Qui in Italia, oggi, è il processo per creare un Governo di Blocco Popolare, un governo di emergenza con cui le masse popolari organizzate iniziano a dirigere parti crescenti della società, iniziano a governare e in ciò si trasformano da classe oppressa a classe dirigente.
Questo processo è raccolta organizzata, ragionata e sintetizzata delle mille ambizioni, aspirazioni, obiettivi che già oggi le masse popolari organizzate rivendicano, ciò che già vive nella loro esperienza, ma in modo disordinato, caotico in certi casi e come specchio di una concezione rivendicativa che limita la concezione del ruolo delle masse popolari a chiedere, volere, rivendicare e pretendere dalla classe dominante e dalle autorità borghesi.
Comporta la cacciata di ogni governo imposto dai vertici della Repubblica Pontificia.
Si esprime spontaneamente nelle mille iniziative di base per far fronte alla crisi, nella convergenza immediata delle masse popolari al seguito di chi si pone alla guida della protesta anche se poco, in modo esitante, pronto a ritirarsi come ad esempio nei casi di Grillo o di Landini.
Ne sono manifestazioni concrete l’occupazione del Comune di Carrara da parte dell’Assemblea Permanente, il seguito del M5S alle elezioni del 2013, la partecipazione allo sciopero generale di dicembre indetto dalla CGIL.

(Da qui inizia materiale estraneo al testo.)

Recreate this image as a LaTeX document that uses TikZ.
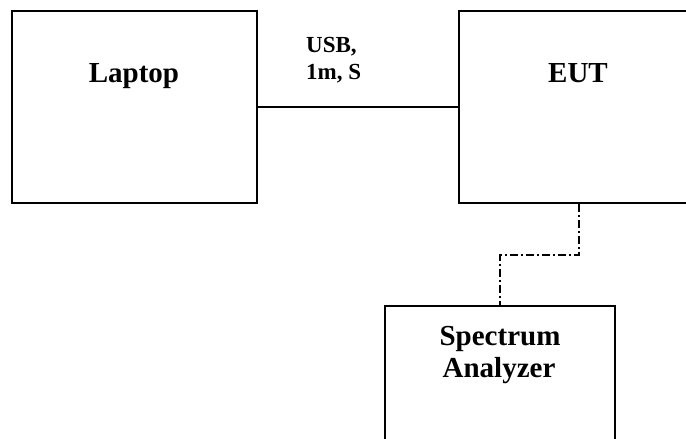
\documentclass[tikz,border=0pt]{standalone}
\usepackage{fontspec}
\setmainfont{Liberation Serif}
\begin{document}
\begin{tikzpicture}[x=1pt,y=-1pt,
  box/.style={draw,line width=1.9pt,rectangle,inner sep=0pt,anchor=north west},
  big/.style={font=\fontsize{29}{32}\selectfont\bfseries,inner sep=0pt,anchor=base},
  small/.style={font=\fontsize{23}{27}\selectfont\bfseries,inner sep=0pt,anchor=base west},
  link/.style={line width=1.9pt},
  ddlink/.style={line width=1.9pt,dash pattern=on 8pt off 3pt on 2pt off 3pt}]
\useasboundingbox (0,0) rectangle (686,439);
\clip (0,0) rectangle (686,439);
\node[box,minimum width=245pt,minimum height=192pt] (laptop) at (11,10) {};
\node[box,minimum width=240pt,minimum height=192pt] (eut) at (458,10) {};
\node[box,minimum width=230pt,minimum height=200pt] (sa) at (384,305) {};
\node[big] (laptoptxt) at (134,82) {Laptop};
\node[big] (euttxt) at (578,82) {EUT};
\node[big] (satxtA) at (500,345) {Spectrum};
\node[big] (satxtB) at (499,377) {Analyzer};
\node[small] (usbA) at (306,52) {USB,};
\node[small] (usbB) at (306,79) {1m, S};
\draw[link] (laptop.east) -- (eut.west);
\draw[ddlink] (eut.south) -- ++(0,51) coordinate (bend) -| (sa.north);
\end{tikzpicture}
\end{document}
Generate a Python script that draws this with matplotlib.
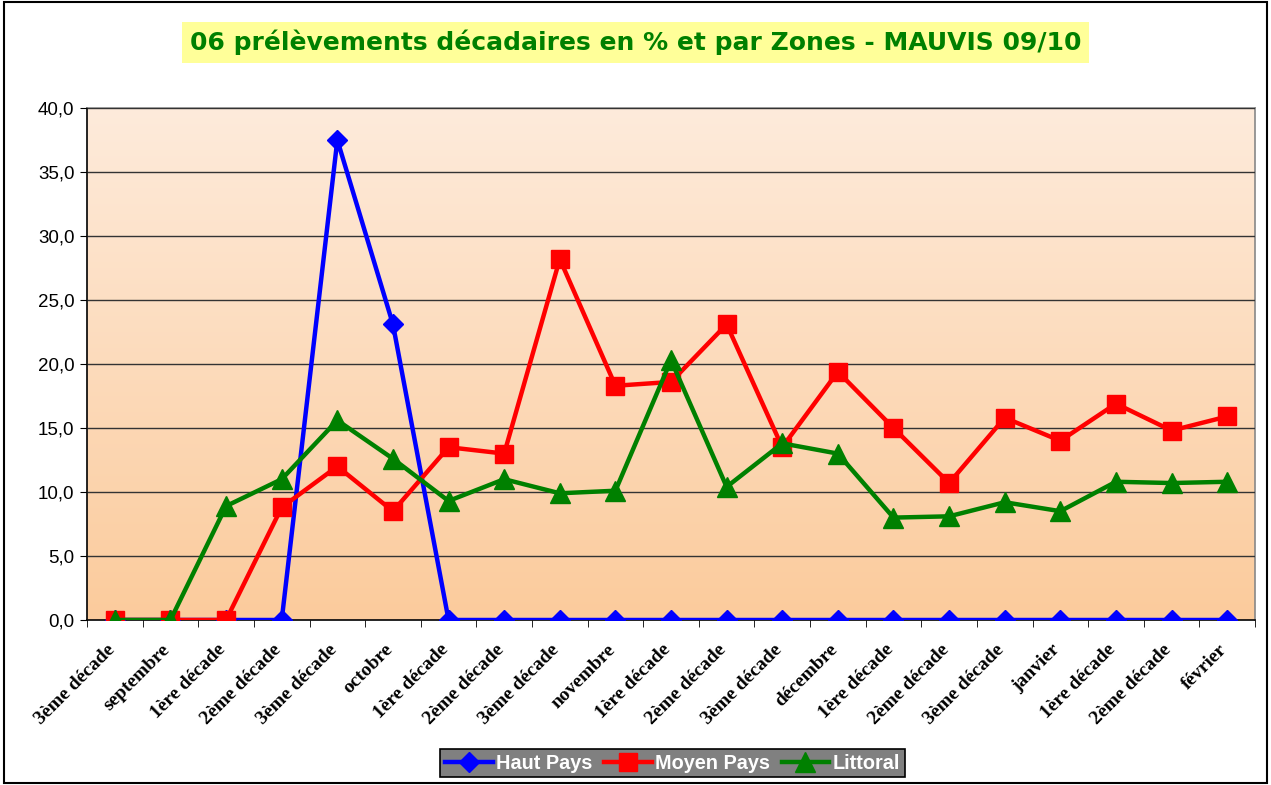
import matplotlib
matplotlib.use("Agg")
import matplotlib.pyplot as plt
import matplotlib.transforms as mtransforms
import numpy as np
from matplotlib.colors import LinearSegmentedColormap
from matplotlib.ticker import FuncFormatter, FixedLocator

# catégories (décades)
labels = ["3ème décade", "septembre", "1ère décade", "2ème décade", "3ème décade",
          "octobre", "1ère décade", "2ème décade", "3ème décade", "novembre",
          "1ère décade", "2ème décade", "3ème décade", "décembre", "1ère décade",
          "2ème décade", "3ème décade", "janvier", "1ère décade", "2ème décade",
          "février"]

haut_pays = [0, 0, 0, 0, 37.5, 23.1, 0, 0, 0, 0, 0, 0, 0, 0, 0, 0, 0, 0, 0, 0, 0]
moyen_pays = [0, 0, 0, 8.8, 12.0, 8.5, 13.5, 13.0, 28.2, 18.3, 18.6, 23.1, 13.5,
              19.4, 15.0, 10.7, 15.8, 14.0, 16.9, 14.8, 15.9]
littoral = [0, 0, 8.9, 11.0, 15.6, 12.6, 9.3, 11.0, 9.9, 10.1, 20.3, 10.4, 13.8,
            13.0, 8.0, 8.1, 9.2, 8.5, 10.8, 10.7, 10.8]

fig = plt.figure(figsize=(12.71, 7.85), dpi=100)
ax = fig.add_axes([0.0685, 0.2102, 0.9189, 0.6522])

# fond dégradé
cmap = LinearSegmentedColormap.from_list("bg", ["#FBCB9C", "#FEEBDB"])
grad = np.linspace(0, 1, 256).reshape(-1, 1)
ax.imshow(grad, cmap=cmap, aspect="auto", extent=[0, 1, 0, 1],
          transform=ax.transAxes, origin="lower", zorder=0)

x = np.arange(len(labels))
ax.plot(x, haut_pays, color="#0000FF", lw=3.2, marker="D", ms=10, label="Haut Pays", zorder=3)
ax.plot(x, moyen_pays, color="#FF0000", lw=3.2, marker="s", ms=12.5, label="Moyen Pays", zorder=4)
ax.plot(x, littoral, color="#008000", lw=3.2, marker="^", ms=14, label="Littoral", zorder=5)

ax.set_xlim(-0.5, len(labels) - 0.5)
ax.set_ylim(0, 40)
ax.set_yticks(np.arange(0, 41, 5))
ax.yaxis.set_major_formatter(FuncFormatter(lambda v, p: f"{v:.1f}".replace(".", ",")))
ax.yaxis.grid(True, color="#333333", lw=1.0, zorder=1)
ax.set_axisbelow(False)
for gl in ax.get_ygridlines():
    gl.set_zorder(1)

ax.set_xticks(x)
ax.set_xticklabels(labels, rotation=45, ha="right", rotation_mode="anchor",
                   family="Liberation Serif", fontweight="bold", fontsize=14)
ax.tick_params(axis="x", which="major", length=0, pad=15)
shift = mtransforms.ScaledTranslation(-9 / 100, 0, fig.dpi_scale_trans)
for t in ax.get_xticklabels():
    t.set_transform(t.get_transform() + shift)
ax.xaxis.set_minor_locator(FixedLocator(np.arange(-0.5, len(labels), 1)))
ax.tick_params(axis="x", which="minor", length=5, direction="out", color="black")
ax.tick_params(axis="y", length=5, direction="out", labelsize=13.5, pad=4)
for t in ax.get_yticklabels():
    t.set_family("Liberation Sans")

ax.spines["left"].set_color("black")
ax.spines["bottom"].set_color("black")
ax.spines["top"].set_color("#888888")
ax.spines["right"].set_color("#888888")
for s in ax.spines.values():
    s.set_linewidth(1.2)

fig.text(0.5, 0.946, "06 prélèvements décadaires en % et par Zones - MAUVIS 09/10",
         ha="center", va="center", fontsize=18, fontweight="bold", color="#008000",
         family="DejaVu Sans",
         bbox=dict(boxstyle="square,pad=0.3", fc="#FFFF99", ec="none"))

leg = fig.legend(loc="center", bbox_to_anchor=(0.529, 0.028), ncol=3,
                 facecolor="#808080", edgecolor="black", framealpha=1,
                 fancybox=False, handlelength=2.4, handletextpad=0.15,
                 columnspacing=0.6, borderpad=0.25,
                 prop={"family": "Liberation Sans", "weight": "bold", "size": 14.3})
leg.get_frame().set_linewidth(1.2)
for t in leg.get_texts():
    t.set_color("white")

# cadre de la figure
fig.add_artist(plt.Rectangle((0.003, 0.003), 0.994, 0.994, transform=fig.transFigure,
                             fill=False, ec="black", lw=1.5))

fig.savefig("out.png", dpi=100)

Il partito è coscienza delle masse quanto più riesce a elevare la loro coscienza, in modo che ciascuno inizi a pensare in modo autonomo, che diventi padrone della propria vita e protagonista del governo della collettività, in marcia verso una società dove tutti sono intellettuali.
Questo processo dove “tutti sono intellettuali” inizia a essere sperimentato nel partito. Gramsci scrive: “Che tutti i membri di un partito politico [intende dire: del partito comunista, ndr] debbano essere considerati come intellettuali, ecco un’affermazione che può prestarsi allo scherzo e alla caricatura; pure, se si riflette, niente di più esatto” (Gramsci, Quaderni del carcere, Quaderno 12, §1 in www.nilalienum.com/Gramsci/Q12fnote.html).

Infine, la scienza che il partito elabora è vera solo se è fatta propria dalle masse popolari, nel senso che è progetto di una società di cui esistono i presupposti ma che ancora non esiste e solo le masse popolari possono farla esistere: quindi la scienza del partito comunista diventa vera solo se è fatta propria dalle masse popolari che fanno del progetto una cosa reale. La sua diffusione, a partire dagli elementi avanzati della classe operaia e delle masse popolari, è essa stessa un aspetto della scienza. Essa non è opera di professori, burocrati o poeti illuminati che detengono una verità e la portano alle masse.
“Che una massa di uomini sia condotta a pensare coerentemente e in modo unitario il reale presente è fatto “filosofico” [ossia portatore di coscienza, ndr] ben più importante e “originale” [ossia creatore di coscienza, fecondo, ndr] che non sia il ritrovamento da parte di un “genio” filosofico di una nuova verità che rimane patrimonio di piccoli gruppi intellettuali” (Gramsci, Quaderni del carcere, Quaderno 11, § 12, in www.nilalienum.com/Gramsci/Q11fnote.html).

Se le masse popolari, a partire dai loro elementi più avanzati, non accettano e non assimilano la scienza che l’intellettuale organico porta loro, quella scienza è carente e va rielaborata. L’insegnante, lo scienziato, l’intellettuale organico è quindi sotto esame continuo da parte delle masse popolari, ma sa farsi ascoltare se fa propria la certezza che sono quelle masse popolari che fanno la storia e che fare dell’Italia un nuovo paese socialista è possibile.
Questo è l’intellettuale organico delle masse popolari, il partito come intellettuale collettivo e ogni suo membro come intellettuale, che opera guidato dalla scienza dei grandi dirigenti del movimento comunista, tra i quali Gramsci, i cui insegnamenti ci consentono di avanzare sicuri e fieri in questo terreno nuovo.